STATED PROBLEM: Retype only the lines running from the line that contains "Write the Plotly code for this chart." to the line that contains "import plotly.graph_objects as go", inclusive, and leave the pictures behind.

Figure scripts:
^^^^^^^^^^^^^^^^

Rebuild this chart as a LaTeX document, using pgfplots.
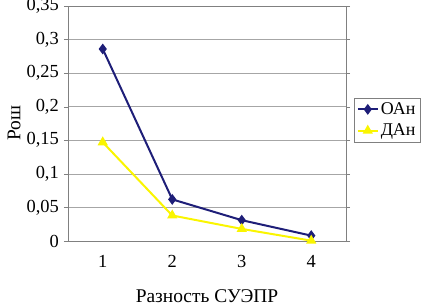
\documentclass[border=0pt]{standalone}
\usepackage{fontspec}
\setmainfont{Liberation Serif}
\usepackage{pgfplots}
\pgfplotsset{compat=1.18}
\definecolor{navyc}{RGB}{30,30,120}
\definecolor{yel}{RGB}{250,245,0}
\begin{document}
\begin{tikzpicture}
\useasboundingbox (-68bp,-65bp) rectangle (356bp,241bp);
\begin{axis}[
  at={(0,0)}, anchor=south west,
  scale only axis, width=278bp, height=235bp,
  xmin=0.5, xmax=4.5, ymin=0, ymax=0.35,
  ytick={0,0.05,0.1,0.15,0.2,0.25,0.3,0.35},
  yticklabels={0,{0,05},{0,1},{0,15},{0,2},{0,25},{0,3},{\raisebox{-2bp}{0,35}}},
  xtick={1,2,3,4},
  xticklabels={1,2,3,4},
  x tick style={draw=none},
  extra x ticks={0.5,1.5,2.5,3.5,4.5},
  extra x tick labels={},
  extra x tick style={major tick length=4bp, tick align=outside, tick style={draw=gray}, grid=none},
  y tick style={draw=gray},
  tick align=outside, major tick length=4bp,
  ymajorgrids, grid style={gray!70, line width=0.6pt},
  axis line style={gray, line width=0.6pt},
  yticklabel style={font=\rmfamily\fontsize{18.5}{19}\selectfont, inner sep=0pt, xshift=-5bp},
  xticklabel style={font=\rmfamily\fontsize{18.5}{19}\selectfont, yshift=-7bp},
  xlabel={Разность СУЭПР}, ylabel={Рош},
  label style={font=\rmfamily\fontsize{19.5}{20}\selectfont},
  xlabel style={at={(axis description cs:0.5,-0.26)}, anchor=base, inner sep=0pt},
  ylabel style={at={(axis description cs:-0.194,0.5)}, anchor=center},
  legend style={at={(rel axis cs:1.029,0.6085)}, anchor=north west, draw=gray, font=\rmfamily\fontsize{18}{19}\selectfont, row sep=4bp, inner sep=2.5bp},
  legend cell align=left,
  legend image code/.code={\draw[mark repeat=2,mark phase=2,#1] plot coordinates {(0bp,0bp) (10bp,0bp) (20bp,0bp)};},
]
\addplot[navyc, line width=2bp, mark=diamond*, mark size=3.8bp] coordinates {(1,0.286) (2,0.062) (3,0.031) (4,0.008)};
\addlegendentry{ОАн}
\addplot[yel, line width=2bp, mark=triangle*, mark size=4bp] coordinates {(1,0.147) (2,0.038) (3,0.018) (4,0.0005)};
\addlegendentry{ДАн}
\end{axis}
\end{tikzpicture}
\end{document}
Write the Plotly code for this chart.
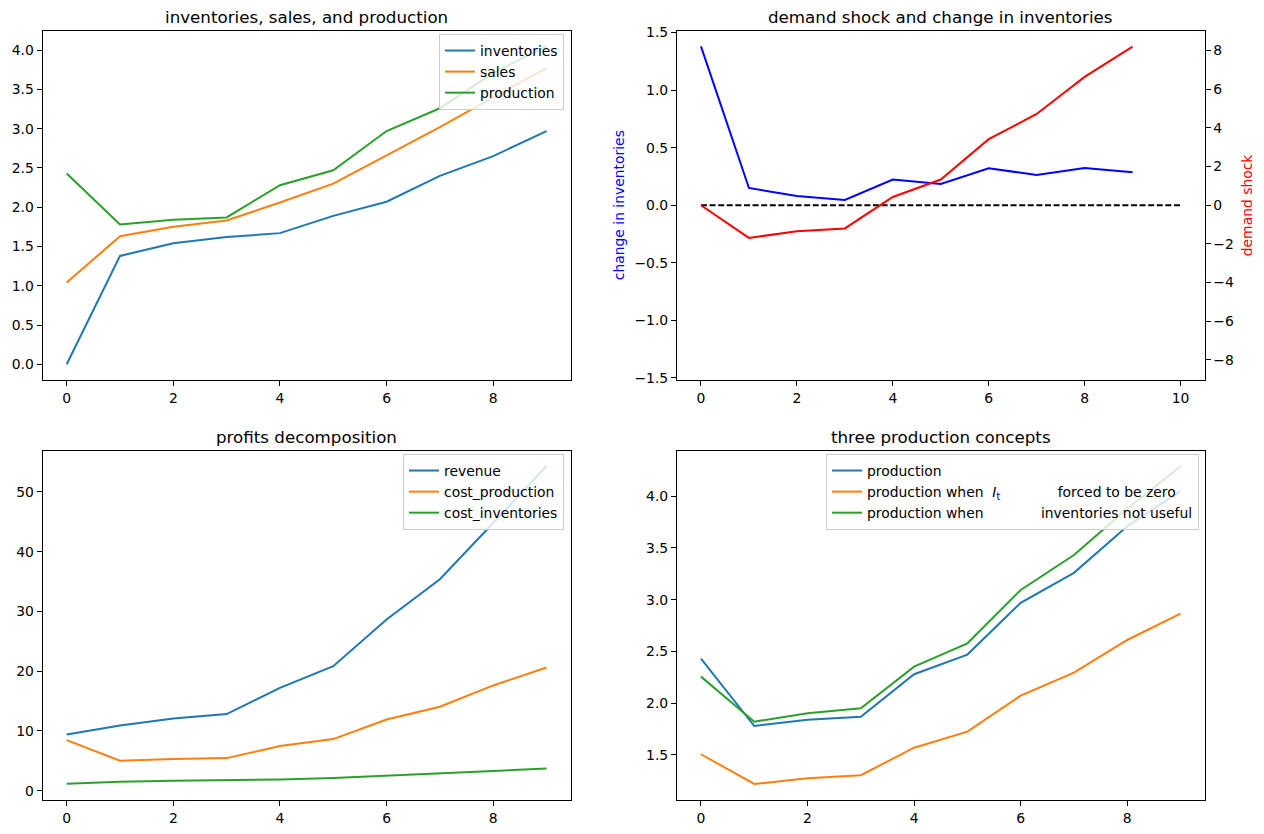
import plotly.graph_objects as go

# ---------------- data ----------------
t = list(range(10))
inventories = [0.0, 1.38, 1.54, 1.62, 1.67, 1.89, 2.07, 2.40, 2.65, 2.97]
sales = [1.04, 1.63, 1.75, 1.83, 2.06, 2.30, 2.66, 3.02, 3.40, 3.77]
production = [2.43, 1.78, 1.84, 1.87, 2.28, 2.47, 2.97, 3.26, 3.71, 4.05]

change_inventories = [1.38, 0.15, 0.08, 0.046, 0.223, 0.185, 0.321, 0.263, 0.324, 0.286]
demand_shock = [0.0, -1.69, -1.35, -1.20, 0.43, 1.33, 3.42, 4.72, 6.64, 8.21]
zero_x = [0, 10]
zero_y = [0, 0]

revenue = [9.41, 10.92, 12.09, 12.82, 17.22, 20.85, 28.65, 35.4, 44.8, 54.35]
cost_production = [8.47, 5.02, 5.30, 5.46, 7.47, 8.64, 11.93, 14.05, 17.62, 20.62]
cost_inventories = [1.17, 1.5, 1.67, 1.73, 1.9, 2.12, 2.5, 2.84, 3.29, 3.73]

production_zero_inv = [1.507, 1.22, 1.275, 1.304, 1.57, 1.725, 2.073, 2.295, 2.611, 2.865]
production_not_useful = [2.257, 1.822, 1.903, 1.951, 2.353, 2.579, 3.094, 3.432, 3.88, 4.29]

titles = ["inventories, sales, and production",
          "demand shock and change in inventories",
          "profits decomposition",
          "three production concepts"]

C1, C2, C3 = "#1f77b4", "#ff7f0e", "#2ca02c"
FONT = "DejaVu Sans"
OFF = 8  # page body margin
W, H = 1264 - OFF, 834 - OFF
NB = "\u00a0"


def px_x(p):
    return (p - OFF) / W


def px_y(p):
    return 1 - (p - OFF) / H


fig = go.Figure()
LW = 2

# top-left
fig.add_trace(go.Scatter(x=t, y=inventories, name="inventories", mode="lines",
                         line=dict(color=C1, width=LW), xaxis="x", yaxis="y", legend="legend"))
fig.add_trace(go.Scatter(x=t, y=sales, name="sales", mode="lines",
                         line=dict(color=C2, width=LW), xaxis="x", yaxis="y", legend="legend"))
fig.add_trace(go.Scatter(x=t, y=production, name="production", mode="lines",
                         line=dict(color=C3, width=LW), xaxis="x", yaxis="y", legend="legend"))

# top-right
fig.add_trace(go.Scatter(x=t, y=change_inventories, mode="lines", showlegend=False,
                         line=dict(color="blue", width=LW), xaxis="x2", yaxis="y2"))
fig.add_trace(go.Scatter(x=zero_x, y=zero_y, mode="lines", showlegend=False,
                         line=dict(color="black", width=LW, dash="6px,2.6px"), xaxis="x2", yaxis="y2"))
fig.add_trace(go.Scatter(x=t, y=demand_shock, mode="lines", showlegend=False,
                         line=dict(color="red", width=LW), xaxis="x2", yaxis="y3"))

# bottom-left
fig.add_trace(go.Scatter(x=t, y=revenue, name="revenue", mode="lines",
                         line=dict(color=C1, width=LW), xaxis="x3", yaxis="y4", legend="legend2"))
fig.add_trace(go.Scatter(x=t, y=cost_production, name="cost_production", mode="lines",
                         line=dict(color=C2, width=LW), xaxis="x3", yaxis="y4", legend="legend2"))
fig.add_trace(go.Scatter(x=t, y=cost_inventories, name="cost_inventories", mode="lines",
                         line=dict(color=C3, width=LW), xaxis="x3", yaxis="y4", legend="legend2"))

# bottom-right
fig.add_trace(go.Scatter(x=t, y=production, name="production", mode="lines",
                         line=dict(color=C1, width=LW), xaxis="x4", yaxis="y5", legend="legend3"))
fig.add_trace(go.Scatter(x=t, y=production_zero_inv,
                         name="production when " + NB + "<i>I</i><sub>t</sub>" + NB * 13 + "forced to be zero",
                         mode="lines", line=dict(color=C2, width=LW), xaxis="x4", yaxis="y5", legend="legend3"))
fig.add_trace(go.Scatter(x=t, y=production_not_useful,
                         name="production when" + NB * 13 + "inventories not useful",
                         mode="lines", line=dict(color=C3, width=LW), xaxis="x4", yaxis="y5", legend="legend3"))

tickfont = dict(family=FONT, size=13.9, color="black")
base = dict(showline=True, linecolor="black", linewidth=1.1, mirror=True, ticks="outside",
            ticklen=5, tickwidth=1.1, tickcolor="black", showgrid=False, zeroline=False,
            tickfont=tickfont, automargin=False)

L_left, L_right = px_x(42.7), px_x(570.5)
R_left, R_right = px_x(677), px_x(1204.5)
T_top, T_bot = px_y(30.5), px_y(380)
B_top, B_bot = px_y(451), px_y(800)

legend_common = dict(bgcolor="rgba(255,255,255,0.8)", bordercolor="#cccccc", borderwidth=1,
                     font=dict(family=FONT, size=13.9, color="black"), itemwidth=30,
                     xanchor="right", yanchor="top", tracegroupgap=0)

fig.update_layout(
    width=W, height=H, margin=dict(l=0, r=0, t=0, b=0, autoexpand=False),
    paper_bgcolor="white", plot_bgcolor="white",
    font=dict(family=FONT, color="black"),
    xaxis=dict(base, domain=[L_left, L_right], anchor="y", range=[-0.45, 9.45], tick0=0, dtick=2),
    yaxis=dict(base, domain=[T_bot, T_top], anchor="x", range=[-0.2, 4.25], tick0=0, dtick=0.5,
               tickformat=".1f"),
    xaxis2=dict(base, domain=[R_left, R_right], anchor="y2", range=[-0.5, 10.5], tick0=0, dtick=2),
    yaxis2=dict(base, domain=[T_bot, T_top], anchor="x2", range=[-1.518, 1.518], tick0=0,
                dtick=0.5, tickformat=".1f", mirror=False),
    yaxis3=dict(base, overlaying="y2", anchor="x2", side="right", range=[-9.04, 9.04],
                tick0=0, dtick=2, mirror=False),
    xaxis3=dict(base, domain=[L_left, L_right], anchor="y4", range=[-0.45, 9.45], tick0=0, dtick=2),
    yaxis4=dict(base, domain=[B_bot, B_top], anchor="x3", range=[-1.55, 56.85], tick0=0, dtick=10),
    xaxis4=dict(base, domain=[R_left, R_right], anchor="y5", range=[-0.45, 9.45], tick0=0, dtick=2),
    yaxis5=dict(base, domain=[B_bot, B_top], anchor="x4", range=[1.065, 4.437], tick0=0, dtick=0.5,
                tickformat=".1f"),
    legend=dict(legend_common, x=px_x(564), y=px_y(34)),
    legend2=dict(legend_common, x=px_x(564), y=px_y(454)),
    legend3=dict(legend_common, x=px_x(1199), y=px_y(454)),
)

annotations = []
centers = [((L_left + L_right) / 2, px_y(16.5)), ((R_left + R_right) / 2, px_y(16.5)),
           ((L_left + L_right) / 2, px_y(436.5)), ((R_left + R_right) / 2, px_y(436.5))]
for (cx, cy), ttl in zip(centers, titles):
    annotations.append(dict(text=ttl, x=cx, y=cy, xref="paper", yref="paper", showarrow=False,
                            xanchor="center", yanchor="middle",
                            font=dict(family=FONT, size=16.7, color="black")))
annotations.append(dict(text="change in inventories", x=px_x(619), y=(T_bot + T_top) / 2,
                        xref="paper", yref="paper", showarrow=False, textangle=-90,
                        xanchor="center", yanchor="middle",
                        font=dict(family=FONT, size=13.9, color="blue")))
annotations.append(dict(text="demand shock", x=px_x(1247), y=(T_bot + T_top) / 2,
                        xref="paper", yref="paper", showarrow=False, textangle=-90,
                        xanchor="center", yanchor="middle",
                        font=dict(family=FONT, size=13.9, color="red")))
fig.update_layout(annotations=annotations)

fig.write_html("out.html")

^^^^^^^^^^^^^^^^

RESPONSE:
Write the Plotly code for this chart.
import plotly.graph_objects as go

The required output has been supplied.